Phillips, the United Kingdom’s third largest auction house whose core business centres on the UK, has moved into the Judaica market in New York. Its first sale of Hebraica and Judaica, comprising around 300 lots, takes place on 8 May.
The firm has been attracted into this small, rather specialist collecting field by the vacuum left by Sotheby’s and Christie’s, neither of which has held regular major sales there for some time.
Nowadays Sotheby’s concentrate their major efforts on sales in Tel Aviv and Amsterdam, while Christie’s is solely limited to Amsterdam. Sotheby’s, however, is planning to have a small Judaica sale in New York this summer and both auction houses still hold the occasional single owner collection or single subject sale, such as Christie’s sale of Hebrew books last December.
Another significant attraction for Phillips is the potential breadth of demand, given that at around three million, New York reputedly has the biggest Jewish population outside Israel. Collectors include private buyers, scholars of Hebrew, as well as institutions including Jewish libraries.
The current market climate for Judaica is said to be strong for unusual and good quality works. According to one expert, recent sales have been better than ever for such objects, although some medium quality works are proving a little more tricky, and the market is beset by fakes.
The move by Phillips is also part of an international expansion strategy.

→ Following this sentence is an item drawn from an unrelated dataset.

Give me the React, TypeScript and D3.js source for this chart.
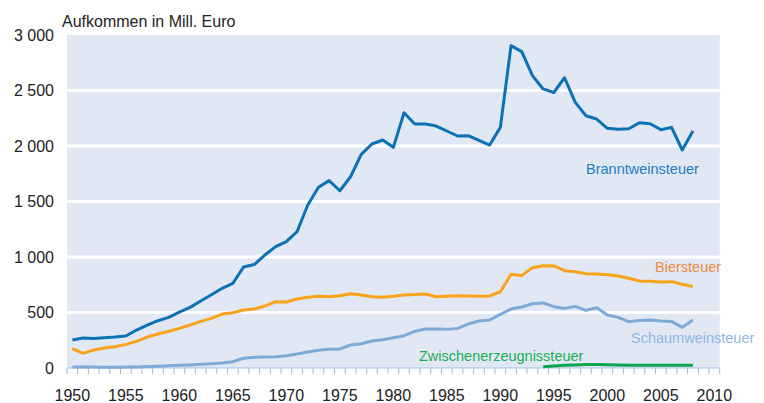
import React from "react";
import * as d3 from "d3";

const years = d3.range(1950, 2009);

const branntwein = [
  252, 270, 266, 273, 279, 288, 342, 387, 426, 456,
  504, 546, 604, 660, 718, 763, 910, 932, 1018, 1093,
  1138, 1228, 1468, 1628, 1688, 1597, 1723, 1925, 2018, 2054,
  1988, 2300, 2198, 2198, 2180, 2135, 2090, 2093, 2051, 2009,
  2168, 2904, 2850, 2634, 2514, 2482, 2615, 2393, 2273, 2243,
  2159, 2150, 2156, 2210, 2201, 2147, 2168, 1964, 2135,
];

const bier = [
  174, 132, 162, 180, 192, 213, 240, 279, 306, 330,
  357, 387, 420, 447, 486, 498, 522, 531, 558, 597,
  594, 621, 637, 646, 642, 651, 669, 658, 642, 637,
  646, 658, 662, 667, 642, 646, 651, 649, 646, 649,
  687, 844, 832, 904, 922, 919, 877, 868, 850, 847,
  841, 829, 808, 784, 781, 775, 778, 754, 733,
];

const schaumwein = [
  8, 9, 8, 7, 7, 8, 10, 13, 16, 20,
  24, 28, 33, 38, 45, 57, 88, 96, 99, 102,
  111, 126, 144, 159, 168, 171, 207, 219, 243, 255,
  273, 291, 330, 351, 351, 348, 357, 396, 423, 432,
  483, 531, 550, 579, 586, 552, 537, 555, 519, 543,
  477, 456, 417, 429, 432, 423, 420, 366, 432,
];

const zwischenYears = d3.range(1994, 2009);
const zwischen = [12, 18, 24, 28, 31, 31, 29, 27, 25, 24, 24, 24, 24, 24, 25];

const yTicks = [0, 500, 1000, 1500, 2000, 2500, 3000];
const xLabels = [1950, 1955, 1960, 1965, 1970, 1975, 1980, 1985, 1990, 1995, 2000, 2005, 2010];

const W = 764;
const H = 403;

export default function App() {
  const x = d3.scaleLinear().domain([1949.5, 2010.5]).range([67, 719.7]);
  const y = d3.scaleLinear().domain([0, 3000]).range([368, 35]);
  const fmt = (v: number) => (v >= 1000 ? `${Math.floor(v / 1000)} ${String(v % 1000).padStart(3, "0")}` : String(v));

  const line = d3
    .line<[number, number]>()
    .x((d) => x(d[0]))
    .y((d) => y(d[1]));

  const series = [
    { data: schaumwein, yrs: years, color: "#7eaad8" },
    { data: zwischen, yrs: zwischenYears, color: "#0aa64f" },
    { data: bier, yrs: years, color: "#f9a31b" },
    { data: branntwein, yrs: years, color: "#0b72b5" },
  ];

  const tickPositions = d3.range(1949.5, 2011, 1);
  const font = "'Liberation Sans', Arial, sans-serif";

  return (
    <svg
      width={W}
      height={H}
      style={{ position: "absolute", left: 0, top: 0, background: "#fff" }}
      fontFamily={font}
    >
      <rect x={x(1949.5)} y={y(3000)} width={x(2010.5) - x(1949.5)} height={y(0) - y(3000)} fill="#e1e8f4" />
      {yTicks.slice(1, -1).map((t) => (
        <line key={t} x1={x(1949.5)} x2={x(2010.5)} y1={y(t)} y2={y(t)} stroke="#fff" strokeWidth={3} />
      ))}
      <line x1={x(1949.5)} x2={x(2010.5)} y1={y(0)} y2={y(0)} stroke="#a6c2e3" strokeWidth={1.2} />
      {tickPositions.map((t) => (
        <line key={t} x1={x(t)} x2={x(t)} y1={y(0)} y2={y(0) + 6} stroke="#9bbbe0" strokeWidth={1} />
      ))}
      {series.map((s, i) => (
        <path
          key={i}
          d={line(s.yrs.map((yr, j) => [yr, s.data[j]] as [number, number])) || ""}
          fill="none"
          stroke={s.color}
          strokeWidth={3}
          strokeLinejoin="round"
        />
      ))}
      {yTicks.map((t) => (
        <text key={t} x={54} y={y(t)} dy="0.35em" textAnchor="end" fontSize={16} fill="#222">
          {fmt(t)}
        </text>
      ))}
      {xLabels.map((t) => (
        <text key={t} x={x(t)} y={395} dy="0.35em" textAnchor="middle" fontSize={16} fill="#222">
          {t}
        </text>
      ))}
      <text x={62} y={26.5} fontSize={16} fill="#222">Aufkommen in Mill. Euro</text>
      <text x={586} y={174} fontSize={14.5} fill="#1a7cc1">Branntweinsteuer</text>
      <text x={655} y={271.5} fontSize={14.5} fill="#ef8b3c">Biersteuer</text>
      <text x={631} y={342.5} fontSize={14.5} fill="#8fb6e0">Schaumweinsteuer</text>
      <text x={419} y={360.5} fontSize={14.5} fill="#20ad58">Zwischenerzeugnissteuer</text>
    </svg>
  );
}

Claudia Florian, who heads Phillips’s US operations, says that the rationale behind the creation of the Judaica department last autumn is because “Phillips has a good track record of establishing niche markets not currently being exploited”. It also brings the company a step nearer to the resumption of regular sales (terminated in the late 1980s) in New York. In 1995 it held five sales and around double are planned for this year.